One doesn't have to think back too far, though, to a time when things were better. It's no wonder Haitians often long for the days before globalization, when Haiti's farmers did not have to compete with cheaper produce from abroad, when the countryside was more or less self-sufficient, when people were not starving. I'm not saying Haiti was a tropical paradise, but when I started going there in 1986, at least there was a local economy of sorts, and poverty hadn't pushed peasants to cut down all their trees. There was dirt to farm and a vibrant culture. There was the coumbite, a get-together in which Haitians sang and helped each other till the earth, bring in the harvest, roof a house.

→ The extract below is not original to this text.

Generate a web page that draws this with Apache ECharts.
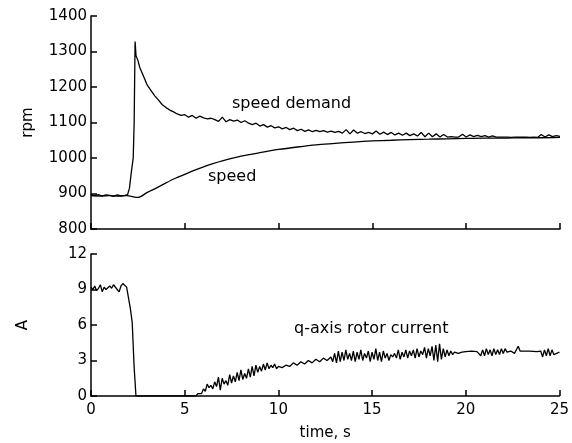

You can still find this kind of life in some spots in Haiti.

 

In recent years, however, extreme poverty in the countryside has driven huge swaths of the population into Port-au-Prince, looking for a job, a way out, a boat to Florida or the Bahamas, anything. Haiti has traditionally been highly centralized -- it modeled itself on France, where there is the metropole (Paris) and les provinces (the rest of the country). In large measure, Port-au-Prince is Haiti, which is why the headlines refer to Haiti's devastation, though large parts of the country seem not to have been much affected by the quake.

 

Today, the capital is home to at least a sixth and probably more of the population. The city has spread out like an urban ectoplasm, over hillside and ravine, scattering concrete and asphalt wherever it expands. Country people who moved to town built slanting, uncontrolled favelas to accommodate the new arrivals, slums that now have crashed down to the bottom of the ravines.Haitians will have a lot to consider when they finally can gather themselves up from this awful catastrophe and think again about more abstract things than food, water, shelter and medicine.

 

When your country is a shambles, it concentrates the mind. When the symbols of state -- the National Palace, the justice ministry, the Parliament, the police headquarters -- have been reduced to a nonsense pile of broken construction materials, you have to re-imagine your national aspirations. (The United States did this to a degree after 9/11, and think what might have happened if those planes had hit the White House too.) The United States as well as Brazil, Canada, Cuba, Venezuela, Taiwan, France and others can provide construction and medical material, as well as expert advisors, for building a new Haiti.

 

We cannot know yet how many who would have participated in constructing that Haiti lie dead beneath what, only days ago, was Port-au-Prince. Every few hours I hear further dispiriting news about who has perished, about who is presumed dead. Friends who lived in apartments near the center of town have remained ominously silent.

 

There are tens of thousands of victims of this earthquake. Still, it bears remembering that there are also many survivors. Help will come and is already on the way. People are still being pulled alive from the rubble, and Haiti itself will also emerge. As a Haitian American friend said Wednesday on Twitter: "Don't get your hopes down."

 

The tragedy is tremendous and the threats to life ongoing in a situation in which the ground is still trembling and disease likely. But the capacity of this people for survival and, indeed, for greatness in the worst of conditions has been demonstrated for more than two centuries. These are the descendants of people who overthrew an indecent, inhuman, overpowering slave system. Many of those still alive grew up under a vicious dynasty and rose up to oust it.

 

It's entirely likely, therefore, that Haitians once again will put together a national coumbite. With a huge humanitarian effort from their friends, they will rebuild the country -- for the better. The will must be there for the world to come to Haiti's aid and work with the millions of surviving Haitians to rebuild this valuable country.

 

So many Haitians, including the president, have nowhere to sleep, but they will sleep and get up again tomorrow to face the troubles.

 

Amy Wilentz is the author of, among other books, "The Rainy Season: Haiti Since Duvalier."She teaches journalism at UC Irvine.